## Data lines
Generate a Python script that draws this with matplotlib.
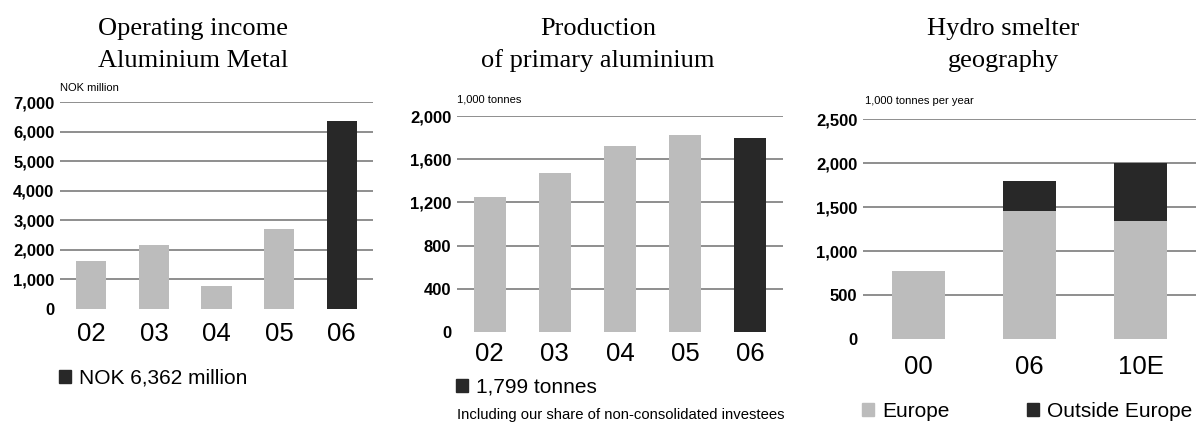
import matplotlib
matplotlib.use("Agg")
import matplotlib.pyplot as plt
from matplotlib.patches import Patch

# chart values
years_income = ["02", "03", "04", "05", "06"]
income = [1630, 2165, 790, 2695, 6362]

years_prod = ["02", "03", "04", "05", "06"]
production = [1250, 1472, 1722, 1824, 1799]

years_geo = ["00", "06", "10E"]
europe = [780, 1460, 1340]
outside_europe = [0, 340, 660]

LIGHT = "#bcbcbc"
DARK = "#282828"
GRID = "#707070"

plt.rcParams["font.family"] = ["Liberation Sans", "DejaVu Sans"]

fig = plt.figure(figsize=(11.96, 4.23), dpi=100)


def style_axis(ax, ymax, step, xpad):
    ax.set_ylim(0, ymax)
    ax.set_yticks(range(0, ymax + 1, step))
    ax.set_yticklabels([f"{v:,}" for v in range(0, ymax + 1, step)],
                       fontsize=12, fontweight="bold")
    ax.tick_params(axis="y", length=0, pad=4)
    ax.tick_params(axis="x", length=0, pad=xpad, labelsize=18.5)
    for s in ax.spines.values():
        s.set_visible(False)
    ax.set_axisbelow(True)
    ax.yaxis.grid(True, color=GRID, linewidth=1.1)
    ax.yaxis.get_gridlines()[0].set_visible(False)
    ax.set_xlim(-0.5, len(ax.get_xticks()) - 0.5)


def title(x, lines):
    fig.text(x, 1 - 35 / 423, lines[0], ha="center", va="baseline",
             family="Liberation Serif", fontsize=19)
    fig.text(x, 1 - 67 / 423, lines[1], ha="center", va="baseline",
             family="Liberation Serif", fontsize=19)


def legend(handles, labels, x, y, **kw):
    fig.legend(handles=handles, labels=labels, loc="center left",
               bbox_to_anchor=(x / 1196, 1 - y / 423), frameon=False,
               fontsize=15, handlelength=0.58, handleheight=0.58,
               handletextpad=0.4, borderpad=0, borderaxespad=0, **kw)


# --- Operating income ---
ax1 = fig.add_axes([60 / 1196, 1 - 309 / 423, 313 / 1196, 207 / 423])
colors1 = [LIGHT] * (len(income) - 1) + [DARK]
ax1.bar(years_income, income, width=0.48, color=colors1)
style_axis(ax1, 7000, 1000, 9)
title(193 / 1196, ["Operating income", "Aluminium Metal"])
fig.text(60 / 1196, 1 - 88 / 423, "NOK million", fontsize=8, va="center")
legend([Patch(color=DARK)], ["NOK 6,362 million"], 59, 378)

# --- Production ---
ax2 = fig.add_axes([457 / 1196, 1 - 332 / 423, 326 / 1196, 216 / 423])
colors2 = [LIGHT] * (len(production) - 1) + [DARK]
ax2.bar(years_prod, production, width=0.49, color=colors2)
style_axis(ax2, 2000, 400, 7)
title(598 / 1196, ["Production", "of primary aluminium"])
fig.text(457 / 1196, 1 - 99 / 423, "1,000 tonnes", fontsize=8, va="center")
legend([Patch(color=DARK)], ["1,799 tonnes"], 456, 387)
fig.text(457 / 1196, 1 - 415 / 423,
         "Including our share of non-consolidated investees",
         fontsize=10.7, va="center")

# --- Smelter geography ---
ax3 = fig.add_axes([863 / 1196, 1 - 339.3 / 423, 333 / 1196, 220.3 / 423])
ax3.bar(years_geo, europe, width=0.48, color=LIGHT, label="Europe")
ax3.bar(years_geo, outside_europe, width=0.48, bottom=europe, color=DARK,
        label="Outside Europe")
style_axis(ax3, 2500, 500, 11)
title(1003 / 1196, ["Hydro smelter", "geography"])
fig.text(865 / 1196, 1 - 101 / 423, "1,000 tonnes per year", fontsize=8,
         va="center")
legend([Patch(color=LIGHT), Patch(color=DARK)], ["Europe", "Outside Europe"],
       862, 411, ncol=2, columnspacing=3.7)

fig.savefig("out.png", dpi=100)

## Written exercise
Pictures stay out. Repeat only the lines from the beginning of the data through the line that has "fig = plt.figure(figsize=(11.96, 4.23), dpi=100)".

## Finished answer
Generate a Python script that draws this with matplotlib.
import matplotlib
matplotlib.use("Agg")
import matplotlib.pyplot as plt
from matplotlib.patches import Patch

# chart values
years_income = ["02", "03", "04", "05", "06"]
income = [1630, 2165, 790, 2695, 6362]

years_prod = ["02", "03", "04", "05", "06"]
production = [1250, 1472, 1722, 1824, 1799]

years_geo = ["00", "06", "10E"]
europe = [780, 1460, 1340]
outside_europe = [0, 340, 660]

LIGHT = "#bcbcbc"
DARK = "#282828"
GRID = "#707070"

plt.rcParams["font.family"] = ["Liberation Sans", "DejaVu Sans"]

fig = plt.figure(figsize=(11.96, 4.23), dpi=100)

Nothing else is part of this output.